▸ Given data:
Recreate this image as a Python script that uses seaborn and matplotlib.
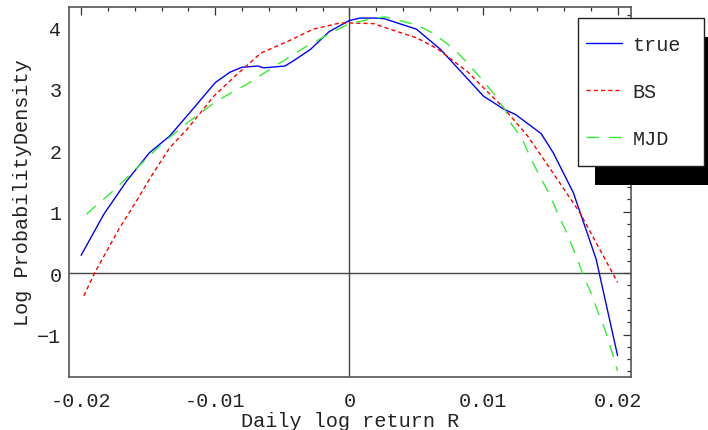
import numpy as np
import pandas as pd
import matplotlib
matplotlib.use("Agg")
import matplotlib.pyplot as plt
import seaborn as sns
from matplotlib.patches import Rectangle
from matplotlib.ticker import MultipleLocator, FixedLocator, FixedFormatter

# Log probability density of daily log returns
true_R = [-0.0200, -0.0183, -0.0166, -0.0149, -0.0134, -0.0119, -0.0100, -0.0089,
          -0.0080, -0.0068, -0.0064, -0.0048, -0.0042, -0.0029, -0.0015, 0.0000,
          0.0008, 0.0019, 0.0026, 0.0050, 0.0068, 0.0100, 0.0115, 0.0124,
          0.0143, 0.0152, 0.0167, 0.0184, 0.0200]
true_logp = [0.29, 0.96, 1.50, 1.96, 2.23, 2.61, 3.10, 3.27,
             3.35, 3.37, 3.34, 3.37, 3.45, 3.64, 3.93, 4.11,
             4.15, 4.15, 4.14, 3.97, 3.64, 2.88, 2.67, 2.58,
             2.27, 1.96, 1.31, 0.23, -1.34]

bs_R = [-0.0198, -0.0190, -0.0172, -0.0158, -0.0149, -0.0134, -0.0121, -0.0101,
        -0.0084, -0.0066, -0.0046, -0.0027, -0.0007, 0.0000, 0.0018, 0.0033,
        0.0050, 0.0065, 0.0088, 0.0115, 0.0133, 0.0150, 0.0172, 0.0200]
bs_logp = [-0.37, 0.00, 0.71, 1.20, 1.53, 2.04, 2.34, 2.88,
           3.23, 3.58, 3.77, 3.97, 4.07, 4.07, 4.06, 3.95,
           3.83, 3.66, 3.28, 2.69, 2.23, 1.69, 0.98, -0.15]

mjd_R = [-0.0196, -0.0176, -0.0157, -0.0139, -0.0120, -0.0099, -0.0076, -0.0054,
         -0.0032, -0.0010, 0.0000, 0.0013, 0.0026, 0.0050, 0.0062, 0.0072,
         0.0082, 0.0090, 0.0099, 0.0108, 0.0116, 0.0121, 0.0129, 0.0134,
         0.0140, 0.0150, 0.0155, 0.0161, 0.0165, 0.0171, 0.0175, 0.0180,
         0.0185, 0.0190, 0.0194, 0.0200]
mjd_logp = [0.96, 1.34, 1.74, 2.12, 2.46, 2.80, 3.08, 3.39,
            3.69, 3.95, 4.06, 4.12, 4.17, 4.04, 3.91, 3.75,
            3.56, 3.37, 3.15, 2.91, 2.66, 2.42, 2.18, 1.93,
            1.66, 1.25, 0.99, 0.71, 0.50, 0.17, -0.07, -0.31,
            -0.61, -0.88, -1.15, -1.59]

x_ticks = [-0.02, -0.01, 0.0, 0.01, 0.02]
x_tick_labels = ["-0.02", "-0.01", "0", "0.01", "0.02"]
y_ticks = [-1, 0, 1, 2, 3, 4]
y_tick_labels = ["\u22121", "0", "1", "2", "3", "4"]

FS = 14.5

sns.set_style("white")
plt.rcParams['font.family'] = ['Liberation Mono', 'DejaVu Sans']
plt.rcParams['font.size'] = FS

fig = plt.figure(figsize=(7.08, 4.31), dpi=100)
ax = fig.add_axes([0.0975, 0.1230, 0.7937, 0.8584])

sns.lineplot(x=true_R, y=true_logp, ax=ax, color=(0, 0, 1), lw=1.0, label="true",
             sort=False, estimator=None)
sns.lineplot(x=bs_R, y=bs_logp, ax=ax, color=(1, 0, 0), lw=1.0, label="BS",
             sort=False, estimator=None, dashes=False)
sns.lineplot(x=mjd_R, y=mjd_logp, ax=ax, color="#33ee33", lw=1.0, label="MJD",
             sort=False, estimator=None, dashes=False)
ax.lines[1].set_dashes((3, 2.2))
ax.lines[2].set_dashes((9, 7))

ax.set_xlim(-0.0209, 0.0210)
ax.set_ylim(-1.69, 4.33)
ax.axhline(0, color="#444444", lw=1.0, zorder=1)
ax.axvline(0, color="#444444", lw=1.0, zorder=1)

ax.xaxis.set_major_locator(FixedLocator(x_ticks))
ax.xaxis.set_major_formatter(FixedFormatter(x_tick_labels))
ax.xaxis.set_minor_locator(MultipleLocator(0.002))
ax.yaxis.set_major_locator(FixedLocator(y_ticks))
ax.yaxis.set_major_formatter(FixedFormatter(y_tick_labels))
ax.yaxis.set_minor_locator(MultipleLocator(0.2))
ax.tick_params(which="both", direction="in", top=True, right=True,
               color="#333333", width=0.9, labelsize=FS, labelcolor="#222222")
ax.tick_params(which="major", length=6)
ax.tick_params(which="minor", length=3)
ax.tick_params(axis="x", which="major", pad=10)
ax.tick_params(axis="y", which="major", pad=5.5)
for s in ax.spines.values():
    s.set_color("#555555")
    s.set_linewidth(1.2)

ax.set_xlabel("Daily log return R", fontsize=FS, labelpad=0.5, color="#222222")
ax.set_ylabel("Log ProbabilityDensity", fontsize=FS, labelpad=4, color="#222222")

# legend with a hard black drop shadow
handles, labels = ax.get_legend_handles_labels()
ax.get_legend().remove()
W, H = 708.0, 431.0
fig.patches.append(Rectangle((595 / W, 1 - 186 / H), 130 / W, 148 / H,
                             transform=fig.transFigure, facecolor="black",
                             edgecolor="none", zorder=3))
fig.patches.append(Rectangle((578 / W, 1 - 167 / H), 126 / W, 148 / H,
                             transform=fig.transFigure, facecolor="white",
                             edgecolor="#222222", lw=1.0, zorder=4))
leg = fig.legend(handles, labels, loc="upper left", bbox_to_anchor=(586 / W, 1 - 36 / H),
                 frameon=False, fontsize=FS, handlelength=1.8, handletextpad=0.5,
                 labelspacing=1.4, borderaxespad=0, borderpad=0)
leg.set_zorder(5)

fig.savefig("out.png", dpi=100)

▸ What you should do:
Report all lines of the material that contain the word "seaborn".

▸ Task solution:
Recreate this image as a Python script that uses seaborn and matplotlib.
import seaborn as sns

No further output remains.